### PROBLEM REQUIREMENTS
Among the lines below, list those containing the string "document".

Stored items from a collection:

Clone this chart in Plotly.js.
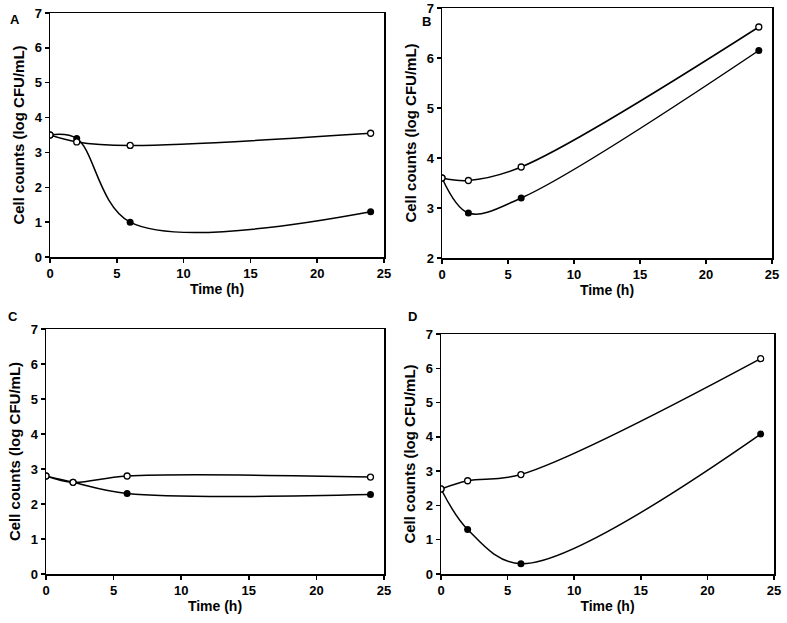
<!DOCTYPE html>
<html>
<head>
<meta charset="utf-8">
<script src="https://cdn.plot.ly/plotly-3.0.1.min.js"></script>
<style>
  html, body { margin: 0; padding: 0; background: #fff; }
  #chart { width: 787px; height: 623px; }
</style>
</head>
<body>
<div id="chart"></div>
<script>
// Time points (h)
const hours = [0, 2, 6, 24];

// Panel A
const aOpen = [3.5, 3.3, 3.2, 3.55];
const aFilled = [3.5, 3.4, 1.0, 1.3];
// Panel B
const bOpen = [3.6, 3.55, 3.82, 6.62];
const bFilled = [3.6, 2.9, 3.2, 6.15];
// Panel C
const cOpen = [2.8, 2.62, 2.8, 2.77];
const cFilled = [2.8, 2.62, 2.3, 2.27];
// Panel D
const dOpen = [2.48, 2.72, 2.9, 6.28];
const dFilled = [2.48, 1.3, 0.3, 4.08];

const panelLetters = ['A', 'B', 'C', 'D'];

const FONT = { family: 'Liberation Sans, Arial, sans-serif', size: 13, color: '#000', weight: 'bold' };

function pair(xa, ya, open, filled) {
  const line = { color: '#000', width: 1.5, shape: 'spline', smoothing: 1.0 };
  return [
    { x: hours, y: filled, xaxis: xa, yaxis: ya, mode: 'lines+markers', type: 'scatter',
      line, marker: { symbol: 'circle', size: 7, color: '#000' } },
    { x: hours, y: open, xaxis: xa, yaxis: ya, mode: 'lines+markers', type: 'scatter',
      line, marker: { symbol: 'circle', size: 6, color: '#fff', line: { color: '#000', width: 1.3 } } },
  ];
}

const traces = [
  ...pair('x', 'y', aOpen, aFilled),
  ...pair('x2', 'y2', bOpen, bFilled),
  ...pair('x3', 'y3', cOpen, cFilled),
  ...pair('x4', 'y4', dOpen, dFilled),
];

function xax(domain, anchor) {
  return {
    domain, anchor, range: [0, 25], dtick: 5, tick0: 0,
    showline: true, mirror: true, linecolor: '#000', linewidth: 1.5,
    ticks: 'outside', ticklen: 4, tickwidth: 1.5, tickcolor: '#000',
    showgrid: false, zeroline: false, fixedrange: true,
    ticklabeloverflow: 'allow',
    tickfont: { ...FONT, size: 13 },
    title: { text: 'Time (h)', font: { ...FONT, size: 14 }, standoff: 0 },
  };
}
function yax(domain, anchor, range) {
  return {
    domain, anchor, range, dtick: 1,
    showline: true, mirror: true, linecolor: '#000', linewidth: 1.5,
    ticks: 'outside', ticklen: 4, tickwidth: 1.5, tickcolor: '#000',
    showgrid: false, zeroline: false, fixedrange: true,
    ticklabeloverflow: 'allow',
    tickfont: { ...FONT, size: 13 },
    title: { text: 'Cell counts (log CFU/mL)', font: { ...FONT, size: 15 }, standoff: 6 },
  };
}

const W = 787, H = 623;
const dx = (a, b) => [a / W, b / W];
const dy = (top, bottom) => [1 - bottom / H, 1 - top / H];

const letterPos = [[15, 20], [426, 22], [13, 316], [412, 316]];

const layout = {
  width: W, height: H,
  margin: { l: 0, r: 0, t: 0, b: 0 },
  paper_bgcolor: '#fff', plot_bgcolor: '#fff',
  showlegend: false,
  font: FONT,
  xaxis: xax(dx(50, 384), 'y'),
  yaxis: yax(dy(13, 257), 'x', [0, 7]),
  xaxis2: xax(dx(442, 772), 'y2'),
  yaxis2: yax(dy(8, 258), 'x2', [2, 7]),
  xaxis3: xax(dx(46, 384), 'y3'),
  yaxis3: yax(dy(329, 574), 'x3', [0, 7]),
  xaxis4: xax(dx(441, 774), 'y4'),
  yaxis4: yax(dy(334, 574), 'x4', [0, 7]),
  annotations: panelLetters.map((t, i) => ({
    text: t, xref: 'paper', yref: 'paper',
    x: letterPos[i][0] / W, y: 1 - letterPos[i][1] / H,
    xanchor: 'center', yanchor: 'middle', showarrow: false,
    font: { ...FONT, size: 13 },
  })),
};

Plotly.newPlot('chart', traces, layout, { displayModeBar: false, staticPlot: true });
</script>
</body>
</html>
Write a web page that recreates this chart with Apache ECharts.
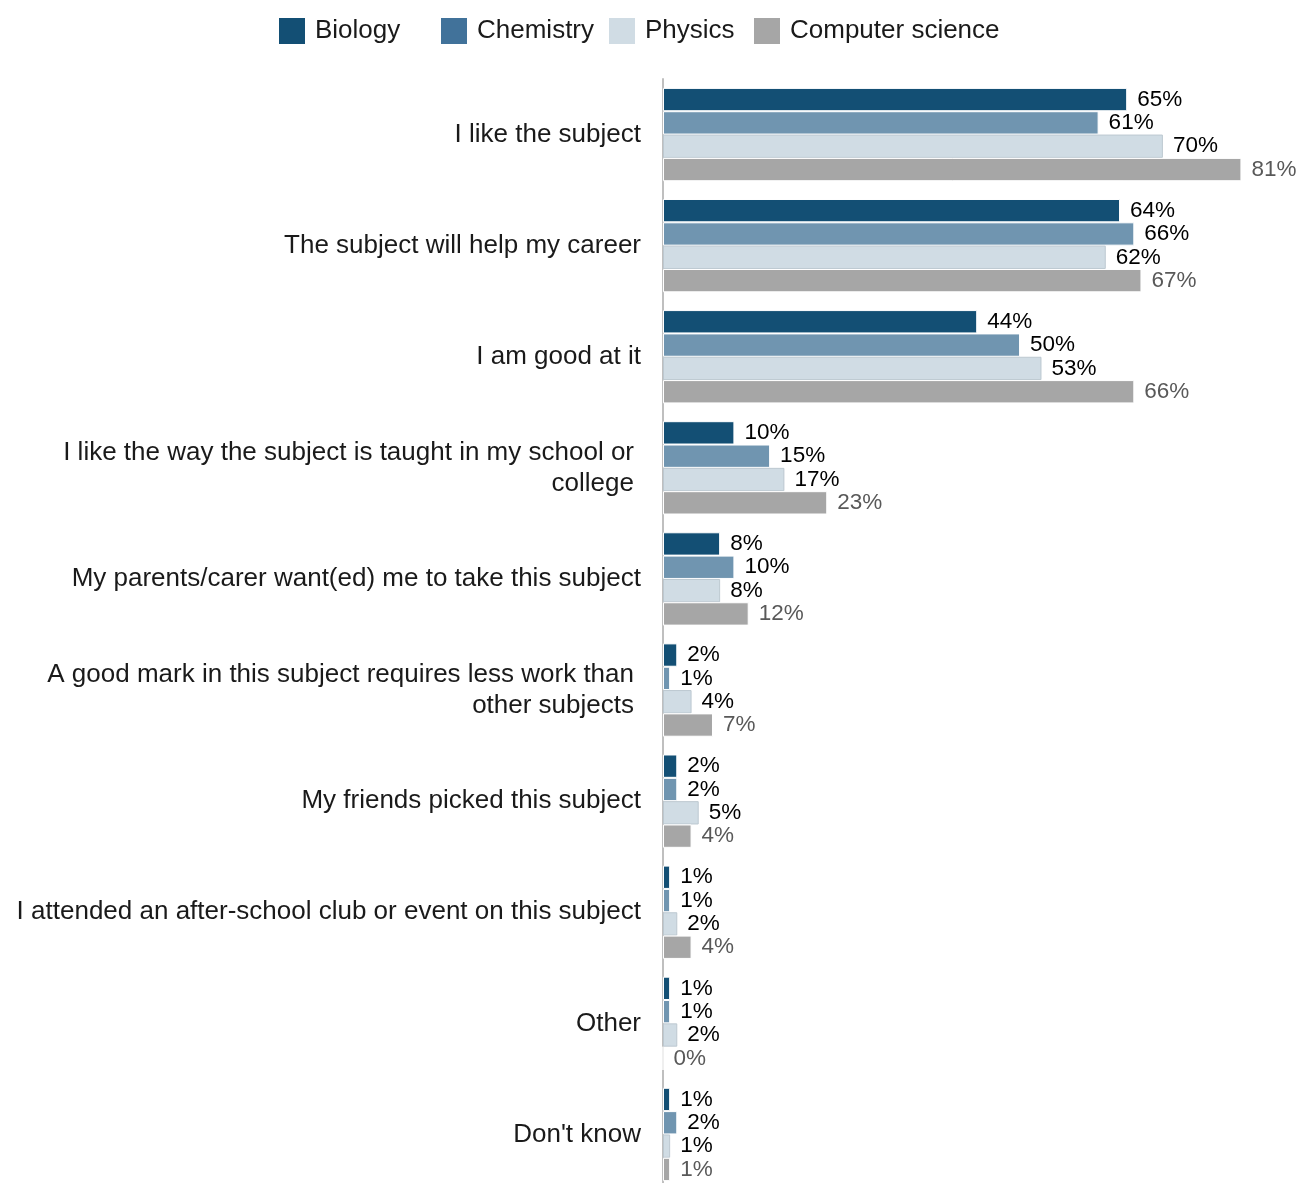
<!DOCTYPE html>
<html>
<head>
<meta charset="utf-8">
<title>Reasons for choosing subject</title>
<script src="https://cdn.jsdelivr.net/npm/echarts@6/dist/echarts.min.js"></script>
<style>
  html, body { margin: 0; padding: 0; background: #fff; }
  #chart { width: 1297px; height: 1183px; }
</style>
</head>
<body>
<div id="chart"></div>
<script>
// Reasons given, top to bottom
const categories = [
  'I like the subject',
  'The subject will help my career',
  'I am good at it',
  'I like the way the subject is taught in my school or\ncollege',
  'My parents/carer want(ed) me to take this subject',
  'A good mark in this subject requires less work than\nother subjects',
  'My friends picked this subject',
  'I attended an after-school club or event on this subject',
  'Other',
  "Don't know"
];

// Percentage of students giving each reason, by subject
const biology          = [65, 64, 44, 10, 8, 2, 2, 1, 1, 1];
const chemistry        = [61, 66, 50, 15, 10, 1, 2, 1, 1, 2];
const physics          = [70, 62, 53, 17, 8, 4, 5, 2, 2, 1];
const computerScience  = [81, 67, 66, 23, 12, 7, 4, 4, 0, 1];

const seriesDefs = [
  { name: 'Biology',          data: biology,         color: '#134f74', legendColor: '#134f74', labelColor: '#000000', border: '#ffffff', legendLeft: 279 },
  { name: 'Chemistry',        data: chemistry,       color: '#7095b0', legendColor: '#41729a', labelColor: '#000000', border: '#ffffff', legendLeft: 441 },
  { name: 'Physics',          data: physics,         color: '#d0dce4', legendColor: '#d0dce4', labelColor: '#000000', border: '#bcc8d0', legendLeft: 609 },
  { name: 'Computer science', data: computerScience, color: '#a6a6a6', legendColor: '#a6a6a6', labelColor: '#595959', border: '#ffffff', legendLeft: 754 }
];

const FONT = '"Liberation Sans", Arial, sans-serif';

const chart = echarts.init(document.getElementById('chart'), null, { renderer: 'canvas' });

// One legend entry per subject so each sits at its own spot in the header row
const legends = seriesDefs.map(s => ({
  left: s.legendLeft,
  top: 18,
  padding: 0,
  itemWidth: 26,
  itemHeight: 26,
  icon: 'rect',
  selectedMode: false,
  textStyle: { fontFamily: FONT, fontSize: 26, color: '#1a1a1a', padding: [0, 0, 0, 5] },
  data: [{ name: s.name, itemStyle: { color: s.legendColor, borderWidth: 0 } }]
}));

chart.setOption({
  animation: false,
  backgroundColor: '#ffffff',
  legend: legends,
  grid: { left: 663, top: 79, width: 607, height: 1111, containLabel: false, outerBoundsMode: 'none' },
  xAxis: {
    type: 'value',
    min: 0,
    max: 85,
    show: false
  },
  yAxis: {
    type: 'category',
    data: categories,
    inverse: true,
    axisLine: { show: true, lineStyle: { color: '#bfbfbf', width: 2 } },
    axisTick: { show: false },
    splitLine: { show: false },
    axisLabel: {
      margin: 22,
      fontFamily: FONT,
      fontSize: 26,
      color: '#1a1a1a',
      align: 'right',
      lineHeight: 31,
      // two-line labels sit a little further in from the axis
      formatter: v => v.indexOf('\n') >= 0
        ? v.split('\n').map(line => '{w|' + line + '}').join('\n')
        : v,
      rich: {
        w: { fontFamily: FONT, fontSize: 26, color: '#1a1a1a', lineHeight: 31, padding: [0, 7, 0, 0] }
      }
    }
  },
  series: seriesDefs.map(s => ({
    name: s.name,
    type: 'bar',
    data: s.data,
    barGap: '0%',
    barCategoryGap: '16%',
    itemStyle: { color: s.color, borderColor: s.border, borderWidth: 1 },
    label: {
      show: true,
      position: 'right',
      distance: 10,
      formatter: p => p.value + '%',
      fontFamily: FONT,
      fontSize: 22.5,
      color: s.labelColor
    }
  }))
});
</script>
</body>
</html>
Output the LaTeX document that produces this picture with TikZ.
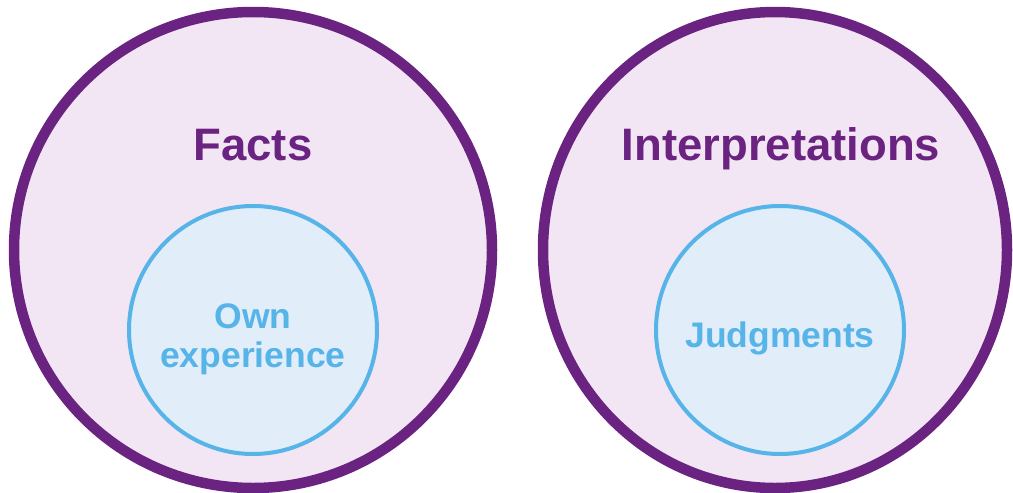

### RESPONSE TO THE EXERCISE
const chart = echarts.init(document.getElementById('chart'), null, { renderer: 'canvas' });
Output the LaTeX document that produces this picture with TikZ.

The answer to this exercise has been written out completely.